No curso do ensino de Lacan, desde “o inconsciente estruturado como linguagem”, encontramos formulações, ferramentas a dispor do psicanalista, na tarefa de dirigir uma análise. No curso dos encontros preparatórios ao Seminário de verão da ALI, ao me aproximar da teoria dos discursos de Lacan, proposta em seu Seminário XVII, O avesso da psicanálise, certifico que o ser falante se inscreve numa estrutura mínima de linguagem, na rede de significantes que constrói a partir da falta de um significante que ele chamou S1. A partir daí, tento situar minha prática, desde as primeiras entrevistas, atenta às palavras, sua amarração, que forma discursos, e tem o inconsciente como diretor do texto que é contado, com atenção voltada para o que configura um pedido de análise, a partir de uma falta. Qual é o meu trabalho ali?  Como ir com alguém ao lugar de onde partiu?

Vou considerar como questão, que quer o Outro de mim? Um triscar da castração, brecha própria à estrutura neurótica, abre-se, quando todos os seus objetos, não conseguem tapar a falta. Quando uma mulher me procura e diz “eu tenho um problema”, ela vem pedir ajuda, auxílio para lidar com o buraco de onde o desejo se articula, onde o simbólico ganharia peso. É ela que, em condição de falante, de mulher, de objeto, mascara-se. Do sentimento de fracasso às lembranças familiares e infantis, um primeiro passo para a reflexão de uma clínica, referida ao discurso psicanalítico. É neste pequeno passo que me detenho, por ora.

Estou certa de que algo do discurso, nas entrevistas, se deslocou e, como diz Alayde Martins, não por obra do Espírito Santo. Então, me esforço para avançar no estudo da proposição de Lacan, de sua teoria dos quatro discursos. Acredito que assim possa tomar a condução de um tratamento com a responsabilidade que favorece que uma análise não seja interrompida. Para ir adiante neste percurso, conto com minha análise, supervisão e o trabalho de alguns outros na instituição, para dividir e esclarecer quanto aos termos e lugares de onde uma fala parte, a quem se dirige, qual sua produção e verdade.

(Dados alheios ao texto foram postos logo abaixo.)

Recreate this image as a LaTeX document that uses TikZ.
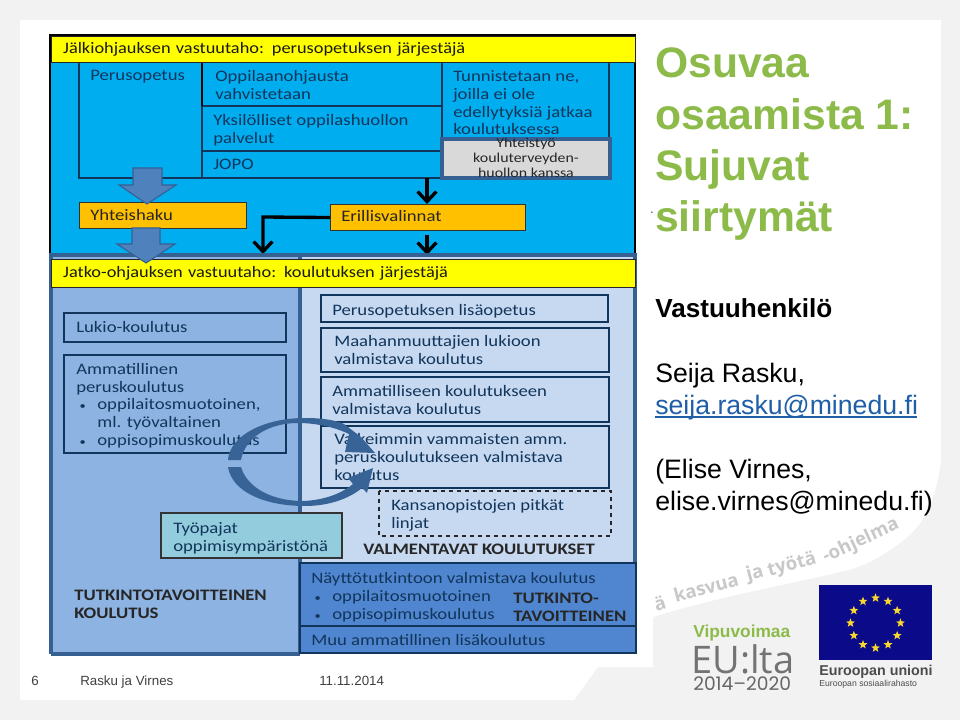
\documentclass[tikz,border=0pt]{standalone}
\usepackage{fontspec}
\setmainfont{Liberation Sans}
\newfontfamily\boxfont[FakeStretch=1.17]{Carlito}
\newfontfamily\hdrfont[FakeStretch=1.145]{Carlito}
\newfontfamily\wmfont{Open Sans}
\newfontfamily\popfont{Poppins}
\usetikzlibrary{arrows.meta,shapes.geometric}
\definecolor{frameg}{HTML}{F2F2F2}
\definecolor{topblue}{HTML}{00AEEF}
\definecolor{edgeb}{HTML}{366092}
\definecolor{leftb}{HTML}{8DB3E2}
\definecolor{rightb}{HTML}{C6D9F1}
\definecolor{lowb}{HTML}{4F86CF}
\definecolor{yell}{HTML}{FFFF00}
\definecolor{orng}{HTML}{FFC000}
\definecolor{arrb}{HTML}{4F81BD}
\definecolor{titleg}{HTML}{8CBB4A}
\definecolor{linkb}{HTML}{1F5FA8}
\definecolor{navyt}{HTML}{12355B}
\definecolor{wm}{HTML}{C8C8C8}
\definecolor{workc}{HTML}{93CDDD}
\definecolor{flagb}{HTML}{0B0B8A}
\definecolor{stargold}{HTML}{F7D730}
\newcommand\bul{\makebox[15.8pt][l]{\hspace{2.5pt}{\fontsize{8}{8}\selectfont •}}}
\tikzset{
 txt/.style={font=\boxfont\fontsize{12}{13.3}\selectfont,text=navyt,anchor=north west,inner sep=0pt,align=left},
 darktxt/.style={txt,text=black!85},
 boldtxt/.style={txt,font=\boxfont\bfseries\fontsize{12}{13.5}\selectfont,text=black!85},
 cell/.style={draw=navyt,line width=0.9pt},
 hdr/.style={draw=black!85,line width=1pt,fill=yell,anchor=north west,inner sep=0pt,text width=438pt,font=\hdrfont\fontsize{12}{13}\selectfont,text=black!90},
 orangebox/.style={draw=black!80,line width=0.8pt,fill=orng,anchor=north west,inner sep=0pt},
 barb/.style={line width=2.5pt,black,-{Straight Barb[length=7.5pt,width=14pt,line width=2.5pt]}},
 blockarr/.style={fill=arrb,draw=edgeb,line width=0.8pt},
 slide/.style={font=\fontsize{20}{24}\selectfont,anchor=base west,inner sep=0pt},
 titlet/.style={font=\bfseries\fontsize{32}{38}\selectfont,text=titleg,anchor=base west,inner sep=0pt},
 foot/.style={font=\fontsize{10}{12}\selectfont,text=black!75,anchor=base west,inner sep=0pt},
 wmt/.style={font=\wmfont\bfseries\fontsize{14}{14}\selectfont,text=wm,inner sep=0pt},
 swirl/.style={fill=edgeb!90!arrb,draw=none},
 flagstar/.style={star,star points=5,star point ratio=2.4,fill=stargold,minimum size=7pt,inner sep=0pt,draw=none},
}
\begin{document}
\begin{tikzpicture}[x=0.75pt,y=-0.75pt]
\useasboundingbox (0,0) rectangle (960,720);
\fill[frameg] (0,0) rectangle (960,720);
\fill[white] (20,20) -- (941,20) -- (941,460)
  .. controls (936,500) and (925,525) .. (900,543)
  .. controls (875,561) and (860,568) .. (840,572)
  .. controls (800,582) and (720,596) .. (653,617)
  -- (653,667) -- (598,667) -- (574,700) -- (20,700) -- cycle;
% top section
\fill[topblue] (50,36) rectangle (635,255);
\draw[black,line width=2.2pt] (50,255) -- (50,35) -- (635,35) -- (635,255);
\draw[cell] (79,62) rectangle (202,178);
\draw[cell] (202,62) rectangle (442,106);
\draw[cell] (202,106) rectangle (442,151);
\draw[cell] (202,151) rectangle (442,178);
\draw[cell] (442,62) rectangle (609,138);
\draw[black,line width=1.2pt] (202,62) -- (202,106);
\node[hdr,minimum height=19.5pt] (h1) at (50.5,36) {\hspace{9pt}Jälkiohjauksen vastuutaho: perusopetuksen järjestäjä};
\node[txt] (t1) at (90,70) {Perusopetus};
\node[txt] (t2) at (215,70) {Oppilaanohjausta\\vahvistetaan};
\node[txt] (t3) at (213,114.5) {Yksilölliset oppilashuollon\\palvelut};
\node[txt] (t4) at (213,159) {JOPO};
\node[txt] (t5) at (453,70.5) {Tunnistetaan ne,\\joilla ei ole\\edellytyksiä jatkaa\\koulutuksessa};
\draw[edgeb,line width=2.4pt,fill=black!15] (442,139) rectangle (610,178);
\node[font=\boxfont\fontsize{10.2}{11.2}\selectfont,align=center,inner sep=0pt,text=black!85] (t6) at (526,158) {Yhteistyö\\kouluterveyden-\\huollon kanssa};
\node[orangebox,minimum width=125pt,minimum height=19.5pt] (yh) at (79,202) {};
\node[darktxt] at (90,209.5) {Yhteishaku};
\node[orangebox,minimum width=146pt,minimum height=19.5pt] (er) at (330,204) {};
\node[darktxt] at (341,210.5) {Erillisvalinnat};
\coordinate (jopoout) at (427,178);
\coordinate (lowin1) at (427,255);
\coordinate (lowin2) at (263,254);
\draw[barb] (jopoout) -- (er.north -| jopoout);
\draw[barb] ([yshift=-3pt]er.south -| jopoout) -- (lowin1);
\draw[barb] (er.west) -- (263,217) -- (lowin2);
% lower section
\fill[leftb] (50,255) rectangle (300,654);
\fill[rightb] (300,255) rectangle (636,563);
\draw[edgeb,line width=2.4pt] (51,654) -- (51,255) -- (635,255) -- (635,563);
\draw[edgeb,line width=2.4pt] (51,654) -- (300,654);
\draw[edgeb,line width=2.4pt] (300,255) -- (300,654);
\node[hdr,minimum height=21pt] (h2) at (50.5,259) {\hspace{9pt}Jatko-ohjauksen vastuutaho: koulutuksen järjestäjä};
% left cells
\draw[cell] (64,313) rectangle (286,342);
\node[txt] at (76,321.5) {Lukio-koulutus};
\draw[cell] (64,355) rectangle (286,453);
\node[txt] at (76,363) {Ammatillinen\\peruskoulutus\\\bul oppilaitosmuotoinen,\\\hspace*{15.8pt}ml. työvaltainen\\\bul oppisopimuskoulutus};
\draw[draw=black!80,line width=0.9pt,fill=workc] (161,513) rectangle (342,558);
\node[txt] at (173,522.5) {Työpajat\\oppimisympäristönä};
\node[boldtxt] at (74,589.5) {TUTKINTOTAVOITTEINEN\\KOULUTUS};
% right cells
\draw[cell] (321,295) rectangle (608,322);
\node[txt] at (332,304.5) {Perusopetuksen lisäopetus};
\draw[cell] (321,328) rectangle (609,372);
\node[txt] at (334,335.5) {Maahanmuuttajien lukioon\\valmistava koulutus};
\draw[cell] (321,377) rectangle (609,422);
\node[txt] at (332,385) {Ammatilliseen koulutukseen\\valmistava koulutus};
\draw[cell] (321,426) rectangle (609,488);
\node[txt] at (334,433.5) {Vaikeimmin vammaisten amm.\\peruskoulutukseen valmistava\\koulutus};
\draw[black!85,line width=0.9pt,dashed] (379,491) rectangle (611,536);
\node[txt] at (391,499.5) {Kansanopistojen pitkät\\linjat};
\node[boldtxt] at (363,543.5) {VALMENTAVAT KOULUTUKSET};
% bottom right
\fill[lowb] (300,563) rectangle (636,653);
\draw[navyt,line width=1pt] (300,563) rectangle (636,653);
\draw[navyt,line width=1pt] (300,626) -- (636,626);
\node[txt,font=\boxfont\fontsize{12}{13.4}\selectfont] at (311,572.5) {Näyttötutkintoon valmistava koulutus\\\bul oppilaitosmuotoinen\\\bul oppisopimuskoulutus};
\node[boldtxt] at (513,592.5) {TUTKINTO-\\TAVOITTEINEN};
\node[txt] at (311,634.5) {Muu ammatillinen lisäkoulutus};
% block arrows
\draw[blockarr] (133,168) -- (162,168) -- (162,185) -- (176,185) -- (147,204) -- (119,185) -- (133,185) -- cycle;
\draw[blockarr] (132,228) -- (160,228) -- (160,244) -- (175,244) -- (146,263) -- (117,244) -- (132,244) -- cycle;
% swirl
\fill[swirl] (228,460) .. controls (230,435) and (265,418) .. (305,418)
  .. controls (322,418) and (335,420) .. (344,424) -- (361,437) -- (375,453) -- (345,452) -- (349,434)
  .. controls (330,425) and (310,423) .. (298,423) .. controls (268,423) and (245,438) .. (241,460) -- cycle;
\fill[swirl] (228,467) .. controls (232,492) and (265,506) .. (305,506)
  .. controls (330,506) and (350,498) .. (362,488) -- (367,493) -- (373,468) -- (348,478) -- (353,484)
  .. controls (340,495) and (320,501) .. (300,501)
  .. controls (270,500) and (247,487) .. (241,467) -- cycle;
% right panel
\node[titlet] at (655,78) {Osuvaa};
\node[titlet] at (655,130) {osaamista 1:};
\node[titlet] at (655,181) {Sujuvat};
\node[titlet] at (655,232) {siirtymät};
\node[slide,font=\bfseries\fontsize{19.6}{24}\selectfont] at (655,317) {Vastuuhenkilö};
\node[slide] at (655,382) {Seija Rasku,};
\node[slide,text=linkb] (mail) at (655,414) {seija.rasku@minedu.fi};
\draw[linkb,line width=0.8pt] (mail.base west) ++(0,3) -- ++(262,0);
\node[slide] at (655,478) {(Elise Virnes,};
\node[slide] at (655,510) {elise.virnes@minedu.fi)};
\node[font=\fontsize{10}{10}\selectfont,inner sep=0pt,anchor=base,text=edgeb] at (652,214) {.};
% watermark
\node[wmt,rotate=16] at (660,603) {ä};
\node[wmt,rotate=15] at (706,587) {kasvua};
\node[wmt,rotate=15] at (755,574) {ja};
\node[wmt,rotate=15] at (792,565) {työtä};
\node[wmt,rotate=25] at (861,541) {-ohjelma};
% logos
\node[anchor=base west,inner sep=0pt,font=\bfseries\fontsize{13}{13}\selectfont,text=titleg] at (693,637) {Vipuvoimaa};
\node[anchor=base west,inner sep=0pt,font=\wmfont\fontsize{28.5}{29}\selectfont,text=black!55] at (691,673) {EU:lta};
\node[anchor=base west,inner sep=0pt,font=\popfont\fontsize{14}{14}\selectfont,text=black!60] at (693,690) {2014–2020};
\fill[flagb] (819,585) rectangle (932,660);
\foreach \i in {0,...,11}{\node[flagstar] (s\i) at ({875.5+25*cos(30*\i)},{623+25*sin(30*\i)}) {};}
\node[anchor=base west,inner sep=0pt,font=\bfseries\fontsize{10.7}{11}\selectfont,text=black!70] at (819,675) {Euroopan unioni};
\node[anchor=base west,inner sep=0pt,font=\fontsize{6.5}{7}\selectfont,text=black!70] at (819,686) {Euroopan sosiaalirahasto};
% footer
\node[foot] at (31,685) {6};
\node[foot] at (80,685) {Rasku ja Virnes};
\node[foot] at (319,685) {11.11.2014};
\end{tikzpicture}
\end{document}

Recorro à Bataille, ao seu trabalho com os discursos de Lacan, com a leitura clínica a partir de termos em determinados lugares na estrutura, para seguir em frente. Então, vou arriscar dizer que, em uma primeira entrevista, aquilo que uma pessoa vem pedir, ela mesma não sabe, então, põe-se a falar. Nessa circunstância, o que está no lugar de agente é o significante-mestre, S1, um significante qualquer que no ato de se colocar na rede para representar o sujeito para um outro significante, excluiu o sujeito de qualquer representação possível. Este é o discurso do Mestre, um discurso que tem S2 no lugar do saber, recurso relativo à falta. No lugar da produção, coloca tudo que seu ideal almeja, tentativa vã de escapar à divisão.

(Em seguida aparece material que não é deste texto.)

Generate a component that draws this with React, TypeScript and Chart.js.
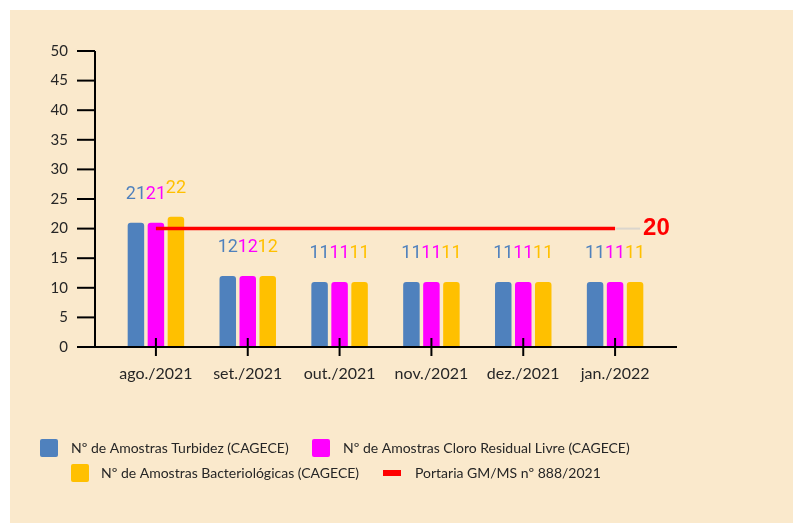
import React, { useEffect, useRef } from 'react';
import { Chart, registerables } from 'chart.js';

Chart.register(...registerables);

const categories = ['ago./2021', 'set./2021', 'out./2021', 'nov./2021', 'dez./2021', 'jan./2022'];
const turbidez = [21, 12, 11, 11, 11, 11];
const cloro = [21, 12, 11, 11, 11, 11];
const bacteriologicas = [22, 12, 11, 11, 11, 11];
const portaria = [20, 20, 20, 20, 20, 20];
const portariaLabel = '20';
const seriesNames = [
  'Nº de Amostras Turbidez (CAGECE)',
  'Nº de Amostras Cloro Residual Livre (CAGECE)',
  'Nº de Amostras Bacteriológicas (CAGECE)',
  'Portaria GM/MS nº 888/2021',
];
const seriesColors = ['#4F81BD', '#FF00FF', '#FFC000', '#FF0000'];
const yMin = 0;
const yMax = 50;
const yStep = 5;

const PANEL = '#FAE9CC';
const TEXT = '#262626';

const backgroundPlugin = {
  id: 'panelBg',
  beforeDraw(chart: any) {
    const { ctx, width, height } = chart;
    ctx.save();
    ctx.fillStyle = '#FFFFFF';
    ctx.fillRect(0, 0, width, height);
    ctx.fillStyle = PANEL;
    ctx.fillRect(10, 10, width - 10, height - 10);
    ctx.restore();
  },
};

const axesPlugin = {
  id: 'customAxes',
  afterDatasetsDraw(chart: any) {
    const { ctx, chartArea, scales } = chart;
    const x = scales.x;
    const y = scales.y;
    const y0 = y.getPixelForValue(yMin);
    const yTop = y.getPixelForValue(yMax);
    const axisX = chartArea.left - 15;
    ctx.save();
    ctx.strokeStyle = '#000000';
    ctx.lineWidth = 2;
    ctx.beginPath();
    ctx.moveTo(axisX, yTop);
    ctx.lineTo(axisX, y0);
    ctx.stroke();
    for (let v = yMin; v <= yMax; v += yStep) {
      const py = y.getPixelForValue(v);
      ctx.beginPath();
      ctx.moveTo(axisX - 18, py);
      ctx.lineTo(axisX, py);
      ctx.stroke();
    }
    ctx.beginPath();
    ctx.moveTo(axisX - 18, y0);
    ctx.lineTo(chartArea.right + 16, y0);
    ctx.stroke();
    categories.forEach((_, i) => {
      const px = x.getPixelForValue(i);
      ctx.beginPath();
      ctx.moveTo(px, y0 - 9);
      ctx.lineTo(px, y0 + 9);
      ctx.stroke();
    });
    ctx.restore();
  },
};

const labelsPlugin = {
  id: 'valueLabels',
  afterDatasetsDraw(chart: any) {
    const { ctx } = chart;
    ctx.save();
    chart.data.datasets.forEach((ds: any, di: number) => {
      const meta = chart.getDatasetMeta(di);
      if (ds.type === 'line') {
        const last = meta.data[meta.data.length - 1];
        if (!last) return;
        ctx.strokeStyle = 'rgba(205,205,205,0.7)';
        ctx.lineWidth = 2;
        ctx.beginPath();
        ctx.moveTo(last.x + 1, last.y);
        ctx.lineTo(last.x + 25, last.y);
        ctx.stroke();
        ctx.fillStyle = ds.borderColor;
        ctx.font = 'bold 24px "Liberation Sans", Arial, sans-serif';
        ctx.textAlign = 'left';
        ctx.textBaseline = 'middle';
        ctx.fillText(portariaLabel, last.x + 28, last.y);
        return;
      }
      ctx.fillStyle = ds.backgroundColor;
      ctx.font = '18px Roboto, sans-serif';
      ctx.textAlign = 'center';
      ctx.textBaseline = 'middle';
      meta.data.forEach((bar: any, i: number) => {
        ctx.fillText(String(ds.data[i]), bar.x, bar.y - 28);
      });
    });
    ctx.restore();
  },
};

const legendPlugin = {
  id: 'customLegend',
  afterDraw(chart: any) {
    const { ctx } = chart;
    ctx.save();
    ctx.font = '14px Lato, sans-serif';
    ctx.textAlign = 'left';
    ctx.textBaseline = 'middle';
    const items = [
      { x: 40, y: 448, kind: 'box', idx: 0, tx: 71 },
      { x: 312, y: 448, kind: 'box', idx: 1, tx: 343 },
      { x: 71, y: 473, kind: 'box', idx: 2, tx: 101 },
      { x: 383, y: 473, kind: 'line', idx: 3, tx: 415 },
    ];
    items.forEach((it) => {
      ctx.fillStyle = seriesColors[it.idx];
      if (it.kind === 'box') {
        ctx.beginPath();
        (ctx as any).roundRect(it.x, it.y - 9, 18, 18, 2);
        ctx.fill();
      } else {
        ctx.fillRect(it.x, it.y - 3, 18, 6);
      }
      ctx.fillStyle = TEXT;
      ctx.fillText(seriesNames[it.idx], it.tx, it.y);
    });
    ctx.restore();
  },
};

export default function App() {
  const ref = useRef<HTMLCanvasElement | null>(null);
  useEffect(() => {
    if (!ref.current) return;
    const barCommon = {
      type: 'bar' as const,
      categoryPercentage: 0.653,
      barPercentage: 0.825,
      borderRadius: 3,
      borderSkipped: 'bottom' as const,
      order: 1,
    };
    const chart = new Chart(ref.current, {
      type: 'bar',
      data: {
        labels: categories,
        datasets: [
          { ...barCommon, label: seriesNames[0], data: turbidez, backgroundColor: seriesColors[0] },
          { ...barCommon, label: seriesNames[1], data: cloro, backgroundColor: seriesColors[1] },
          { ...barCommon, label: seriesNames[2], data: bacteriologicas, backgroundColor: seriesColors[2] },
          {
            type: 'line' as const,
            label: seriesNames[3],
            data: portaria,
            borderColor: seriesColors[3],
            backgroundColor: seriesColors[3],
            borderWidth: 3.5,
            pointRadius: 0,
            fill: false,
            order: 0,
          },
        ] as any,
      },
      options: {
        animation: false,
        responsive: false,
        events: [],
        layout: { padding: { left: 0, right: 132, top: 47, bottom: 136 } },
        plugins: { legend: { display: false }, tooltip: { enabled: false } },
        scales: {
          x: {
            grid: { display: false, drawTicks: false },
            border: { display: false },
            ticks: { color: TEXT, font: { family: 'Lato', size: 16 }, padding: 17, maxRotation: 0, autoSkip: false },
            afterFit: (s: any) => { s.height = 40; },
          },
          y: {
            min: yMin,
            max: yMax,
            grid: { display: false, drawTicks: false },
            border: { display: false },
            ticks: { stepSize: yStep, color: TEXT, font: { family: 'Lato', size: 15 }, padding: 42 },
            afterFit: (s: any) => { s.width = 110; },
          },
        },
      },
      plugins: [backgroundPlugin, axesPlugin, labelsPlugin, legendPlugin],
    });
    return () => chart.destroy();
  }, []);
  return (
    <div style={{ position: 'fixed', left: 0, top: 0, width: 793, height: 523 }}>
      <canvas ref={ref} width={793} height={523} style={{ display: 'block' }} />
    </div>
  );
}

Como o tempo é o senhor de todas as Coisas, e condição para uma jovem tornar-se uma mulher, e a transferência, o que institui uma análise, arrisco dizer que o momento das entrevistas permite um passo importante que é a passagem do sujeito barrado do lugar da verdade, ao lugar de agente. É quando a analisanda passa da queixa, do gozo, às lembranças infantis; ao seu lugar no sexo, à castração, de sua falta-à-ser, que deposita sua confiança na escuta de quem dirige o tratamento, em quem acredita que sabe – S1 – para lidar com uma situação que lhe causa nojo, objeto a, em posição de verdade, configurando o que Lacan escreveu como discurso Histérico.

Nesta disposição, quando o falante busca no outro a resposta pronta para o que lhe falta, se ali encontra um analista, ou seja, o objeto a no lugar de agente, que em vez de explicações, repletas de atribuição de sentidos, abre a possibilidade de questões que implicam sua queixa, seu gozo, seu desconforto, sua carne, há aí uma chance de se produzir um novo saber que é a resposta do sujeito dividido em lugar de trabalho no discurso do Analista.

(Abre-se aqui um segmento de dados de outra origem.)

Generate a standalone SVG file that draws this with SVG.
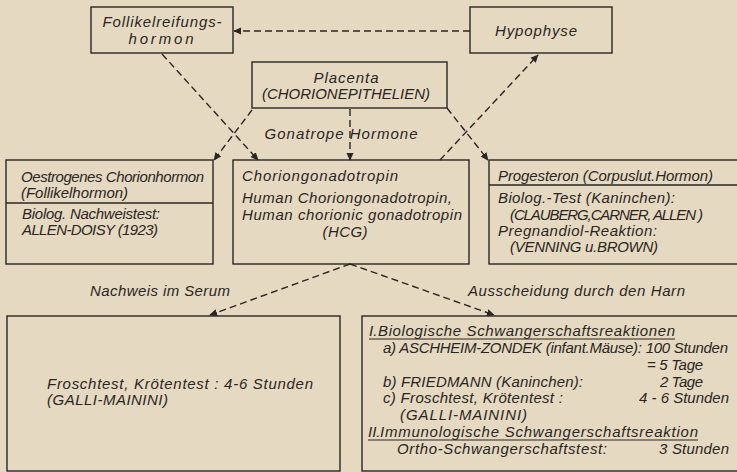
<svg xmlns="http://www.w3.org/2000/svg" width="737" height="472" viewBox="0 0 737 472">
<defs>
<marker id="ah" viewBox="0 0 10 10" refX="9" refY="5" markerWidth="8" markerHeight="8" markerUnits="userSpaceOnUse" orient="auto">
<path d="M0,0.5 L10,5 L0,9.5 Z" fill="#2a2622"/>
</marker>
<style>
text{font-family:"Liberation Sans","DejaVu Sans",sans-serif;font-style:italic;font-size:15px;fill:#2a2622}
.box{fill:none;stroke:#2a2622;stroke-width:1.4}
.dash{fill:none;stroke:#2a2622;stroke-width:1.4;stroke-dasharray:7 4;marker-end:url(#ah)}
.ul{stroke:#2a2622;stroke-width:1.1}
.c{text-anchor:middle}
.r{text-anchor:end}
</style>
</defs>
<rect x="0" y="0" width="737" height="472" fill="#e6d9c2"/>

<g id="follikel">
<rect class="box" x="91" y="7" width="142" height="46"/>
<text class="c" x="162" y="27" textLength="119" lengthAdjust="spacing">Follikelreifungs-</text>
<text class="c" x="161" y="44" textLength="65" lengthAdjust="spacing">hormon</text>
</g>

<g id="hypophyse">
<rect class="box" x="470" y="7" width="142" height="46"/>
<text class="c" x="536" y="36" textLength="82" lengthAdjust="spacing">Hypophyse</text>
</g>

<g id="placenta">
<rect class="box" x="252" y="62" width="195" height="46"/>
<text class="c" x="346" y="83" textLength="65" lengthAdjust="spacing">Placenta</text>
<text class="c" x="346" y="99" textLength="168" lengthAdjust="spacing">(CHORIONEPITHELIEN)</text>
</g>

<g id="oestrogen">
<rect class="box" x="6" y="160" width="207" height="104"/>
<line class="box" x1="6" y1="203" x2="213" y2="203"/>
<text x="21" y="182" textLength="183" lengthAdjust="spacing">Oestrogenes Chorionhormon</text>
<text x="21" y="198" textLength="107" lengthAdjust="spacing">(Follikelhormon)</text>
<text x="22" y="219" textLength="138" lengthAdjust="spacing">Biolog. Nachweistest:</text>
<text x="22" y="235" textLength="136" lengthAdjust="spacing">ALLEN-DOISY (1923)</text>
</g>

<g id="hcg">
<rect class="box" x="233" y="160" width="236" height="104"/>
<text x="242" y="181" textLength="156" lengthAdjust="spacing">Choriongonadotropin</text>
<text x="242" y="203" textLength="210" lengthAdjust="spacing">Human Choriongonadotropin,</text>
<text x="242" y="220" textLength="220" lengthAdjust="spacing">Human chorionic gonadotropin</text>
<text class="c" x="345" y="237" textLength="45" lengthAdjust="spacing">(HCG)</text>
</g>

<g id="progesteron">
<rect class="box" x="489" y="160" width="260" height="104"/>
<line class="box" x1="489" y1="185" x2="737" y2="185"/>
<text x="498" y="181" textLength="215" lengthAdjust="spacing">Progesteron (Corpuslut.Hormon)</text>
<text x="498" y="203" textLength="177" lengthAdjust="spacing">Biolog.-Test (Kaninchen):</text>
<text x="510" y="220" textLength="193" lengthAdjust="spacing">(CLAUBERG,CARNER, ALLEN )</text>
<text x="498" y="236" textLength="159" lengthAdjust="spacing">Pregnandiol-Reaktion:</text>
<text x="510" y="252" textLength="148" lengthAdjust="spacing">(VENNING u.BROWN)</text>
</g>

<g id="serum">
<rect class="box" x="7" y="316" width="333" height="155"/>
<text x="47" y="389" textLength="266" lengthAdjust="spacing">Froschtest, Krötentest :   4-6 Stunden</text>
<text x="47" y="405" textLength="121" lengthAdjust="spacing">(GALLI-MAININI)</text>
</g>

<g id="harn">
<rect class="box" x="362" y="316" width="390" height="155"/>
<text x="369" y="336" font-family="Liberation Serif, serif">I.</text>
<text x="378" y="336" textLength="297" lengthAdjust="spacing">Biologische Schwangerschaftsreaktionen</text>
<line class="ul" x1="369" y1="339" x2="675" y2="339"/>
<text x="383" y="353" textLength="345" lengthAdjust="spacing">a) ASCHHEIM-ZONDEK (infant.Mäuse): 100 Stunden</text>
<text class="r" x="703" y="370" textLength="56" lengthAdjust="spacing">= 5 Tage</text>
<text x="383" y="387" textLength="200" lengthAdjust="spacing">b) FRIEDMANN (Kaninchen):</text>
<text class="r" x="703" y="387" textLength="43" lengthAdjust="spacing">2 Tage</text>
<text x="383" y="403" textLength="180" lengthAdjust="spacing">c) Froschtest, Krötentest :</text>
<text class="r" x="729" y="403" textLength="90" lengthAdjust="spacing">4 - 6 Stunden</text>
<text x="400" y="420" textLength="127" lengthAdjust="spacing">(GALLI-MAININI)</text>
<text x="368" y="437" font-family="Liberation Serif, serif">II.</text>
<text x="380" y="437" textLength="318" lengthAdjust="spacing">Immunologische Schwangerschaftsreaktion</text>
<line class="ul" x1="368" y1="440" x2="698" y2="440"/>
<text x="397" y="454" textLength="210" lengthAdjust="spacing">Ortho-Schwangerschaftstest:</text>
<text class="r" x="729" y="454" textLength="70" lengthAdjust="spacing">3 Stunden</text>
</g>

<g id="connectors">
<line class="dash" x1="470" y1="31" x2="234" y2="31"/>
<line class="dash" x1="162" y1="54" x2="258" y2="160"/>
<line class="dash" x1="252" y1="110" x2="214" y2="160"/>
<line class="dash" x1="350" y1="109" x2="350" y2="160"/>
<line class="dash" x1="447" y1="108" x2="488" y2="160"/>
<line class="dash" x1="440" y1="160" x2="538" y2="55"/>
<line class="dash" x1="350" y1="264" x2="210" y2="315"/>
<line class="dash" x1="350" y1="264" x2="494" y2="315"/>
</g>

<g id="labels">
<text class="c" x="341" y="139" textLength="153" lengthAdjust="spacing">Gonatrope Hormone</text>
<text x="90" y="296" textLength="140" lengthAdjust="spacing">Nachweis im Serum</text>
<text x="468" y="296" textLength="217" lengthAdjust="spacing">Ausscheidung durch den Harn</text>
</g>
</svg>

Deste modo, meu trabalho é trabalhar, tentando sustentar minha clínica na direção do (in)suportável do desejo, calando e falando, na via onde se tecem sintomas e angústias, escutando. Apostando que a partir dessa aproximação com os tetrápodos de Lacan, dirijo um tratamento analítico de maneira diferente.


 

*Texto escrito a partir do dispositivo Trabalho Preparatório para o Seminário de Verão da ALI – 2024, coordenado por Valéria Lameira e Virginia Guilhon.